▶ [EXERCISE REQUIREMENTS] Write out each line that follows exactly as it stands, without the pictures.

▶ [GIVEN INFORMATION]
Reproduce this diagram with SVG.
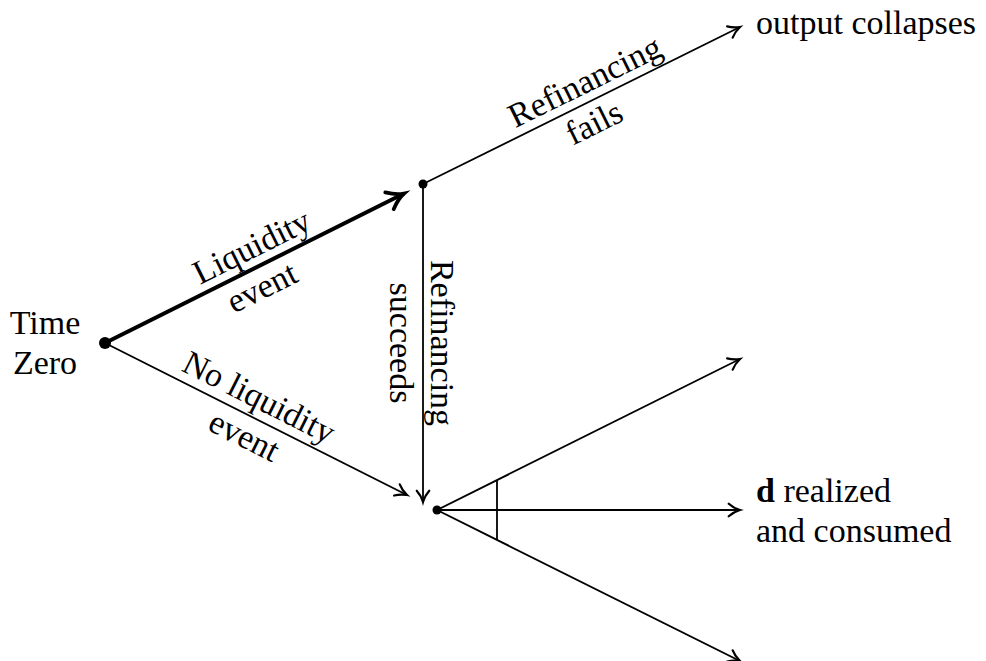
<svg xmlns="http://www.w3.org/2000/svg" width="986" height="661" viewBox="0 0 986 661">
<defs>
<style>
text{font-family:"Liberation Serif","DejaVu Serif",serif;font-size:34px;fill:#000}
.c{text-anchor:middle}
.e{fill:none;stroke:#000;stroke-width:1.8}
.thick{stroke-width:4}
.d{fill:#000}
</style>
<marker id="a" markerUnits="userSpaceOnUse" orient="auto" refX="0" refY="0" markerWidth="20" markerHeight="20" viewBox="-12 -8 14 16" overflow="visible">
<path d="M -9 -5 C -6 -2.3 -2 -0.6 0 0 C -2 0.6 -6 2.3 -9 5" fill="none" stroke="#000" stroke-width="1.8" stroke-linecap="round"/>
</marker>
<marker id="ab" markerUnits="userSpaceOnUse" orient="auto" refX="0" refY="0" markerWidth="30" markerHeight="30" viewBox="-18 -12 20 24" overflow="visible">
<path d="M -13 -7.5 C -8 -3.3 -3 -0.8 0 0 C -3 0.8 -8 3.3 -13 7.5" fill="none" stroke="#000" stroke-width="3" stroke-linecap="round"/>
</marker>
</defs>
<g id="connectors">
<line class="e thick" x1="105" y1="343" x2="404" y2="193.5" marker-end="url(#ab)"/>
<line class="e" x1="105" y1="343" x2="407" y2="495" marker-end="url(#a)"/>
<line class="e" x1="423" y1="184" x2="423" y2="502" marker-end="url(#a)"/>
<line class="e" x1="423" y1="184" x2="740" y2="27" marker-end="url(#a)"/>
<line class="e" x1="437" y1="510" x2="740" y2="359" marker-end="url(#a)"/>
<line class="e" x1="437" y1="510" x2="740" y2="510" marker-end="url(#a)"/>
<line class="e" x1="437" y1="510" x2="740" y2="661" marker-end="url(#a)"/>
<line class="e" x1="497" y1="480" x2="497" y2="540"/>
<g transform="translate(258,266) rotate(-26.57)"><text class="c" x="3" y="-9">Liquidity</text><text class="c" x="-6" y="32">event</text></g>
<g transform="translate(250,415.5) rotate(26.7)"><text class="c" y="-9">No liquidity</text><text class="c" x="4" y="32">event</text></g>
<g transform="translate(592,100.5) rotate(-26.3)"><text class="c" x="2" y="-9">Refinancing</text><text class="c" x="-8" y="32">fails</text></g>
<g transform="translate(423,343) rotate(90)"><text class="c" y="-8">Refinancing</text><text class="c" y="33">succeeds</text></g>
</g>
<g id="time-zero"><circle class="d" cx="105" cy="343" r="6"/><text class="c" x="45" y="334">Time</text><text class="c" x="45" y="374">Zero</text></g>
<g id="node-liquidity"><circle class="d" cx="423" cy="184" r="4.5"/></g>
<g id="node-noliquidity"><circle class="d" cx="437" cy="510" r="4.5"/></g>
<g id="outcome-collapse"><text x="756" y="34">output collapses</text></g>
<g id="outcome-realized"><text x="756" y="502"><tspan font-weight="bold">d</tspan> realized</text><text x="756" y="542">and consumed</text></g>
</svg>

▶ [EXERCISE ANSWER]
Reproduce this diagram with SVG.
<svg xmlns="http://www.w3.org/2000/svg" width="986" height="661" viewBox="0 0 986 661">
<defs>
<style>
text{font-family:"Liberation Serif","DejaVu Serif",serif;font-size:34px;fill:#000}
.c{text-anchor:middle}
.e{fill:none;stroke:#000;stroke-width:1.8}
.thick{stroke-width:4}
.d{fill:#000}
</style>
<marker id="a" markerUnits="userSpaceOnUse" orient="auto" refX="0" refY="0" markerWidth="20" markerHeight="20" viewBox="-12 -8 14 16" overflow="visible">
<path d="M -9 -5 C -6 -2.3 -2 -0.6 0 0 C -2 0.6 -6 2.3 -9 5" fill="none" stroke="#000" stroke-width="1.8" stroke-linecap="round"/>
</marker>
<marker id="ab" markerUnits="userSpaceOnUse" orient="auto" refX="0" refY="0" markerWidth="30" markerHeight="30" viewBox="-18 -12 20 24" overflow="visible">
<path d="M -13 -7.5 C -8 -3.3 -3 -0.8 0 0 C -3 0.8 -8 3.3 -13 7.5" fill="none" stroke="#000" stroke-width="3" stroke-linecap="round"/>
</marker>
</defs>
<g id="connectors">
<line class="e thick" x1="105" y1="343" x2="404" y2="193.5" marker-end="url(#ab)"/>
<line class="e" x1="105" y1="343" x2="407" y2="495" marker-end="url(#a)"/>
<line class="e" x1="423" y1="184" x2="423" y2="502" marker-end="url(#a)"/>
<line class="e" x1="423" y1="184" x2="740" y2="27" marker-end="url(#a)"/>
<line class="e" x1="437" y1="510" x2="740" y2="359" marker-end="url(#a)"/>
<line class="e" x1="437" y1="510" x2="740" y2="510" marker-end="url(#a)"/>
<line class="e" x1="437" y1="510" x2="740" y2="661" marker-end="url(#a)"/>
<line class="e" x1="497" y1="480" x2="497" y2="540"/>
<g transform="translate(258,266) rotate(-26.57)"><text class="c" x="3" y="-9">Liquidity</text><text class="c" x="-6" y="32">event</text></g>
<g transform="translate(250,415.5) rotate(26.7)"><text class="c" y="-9">No liquidity</text><text class="c" x="4" y="32">event</text></g>
<g transform="translate(592,100.5) rotate(-26.3)"><text class="c" x="2" y="-9">Refinancing</text><text class="c" x="-8" y="32">fails</text></g>
<g transform="translate(423,343) rotate(90)"><text class="c" y="-8">Refinancing</text><text class="c" y="33">succeeds</text></g>
</g>
<g id="time-zero"><circle class="d" cx="105" cy="343" r="6"/><text class="c" x="45" y="334">Time</text><text class="c" x="45" y="374">Zero</text></g>
<g id="node-liquidity"><circle class="d" cx="423" cy="184" r="4.5"/></g>
<g id="node-noliquidity"><circle class="d" cx="437" cy="510" r="4.5"/></g>
<g id="outcome-collapse"><text x="756" y="34">output collapses</text></g>
<g id="outcome-realized"><text x="756" y="502"><tspan font-weight="bold">d</tspan> realized</text><text x="756" y="542">and consumed</text></g>
</svg>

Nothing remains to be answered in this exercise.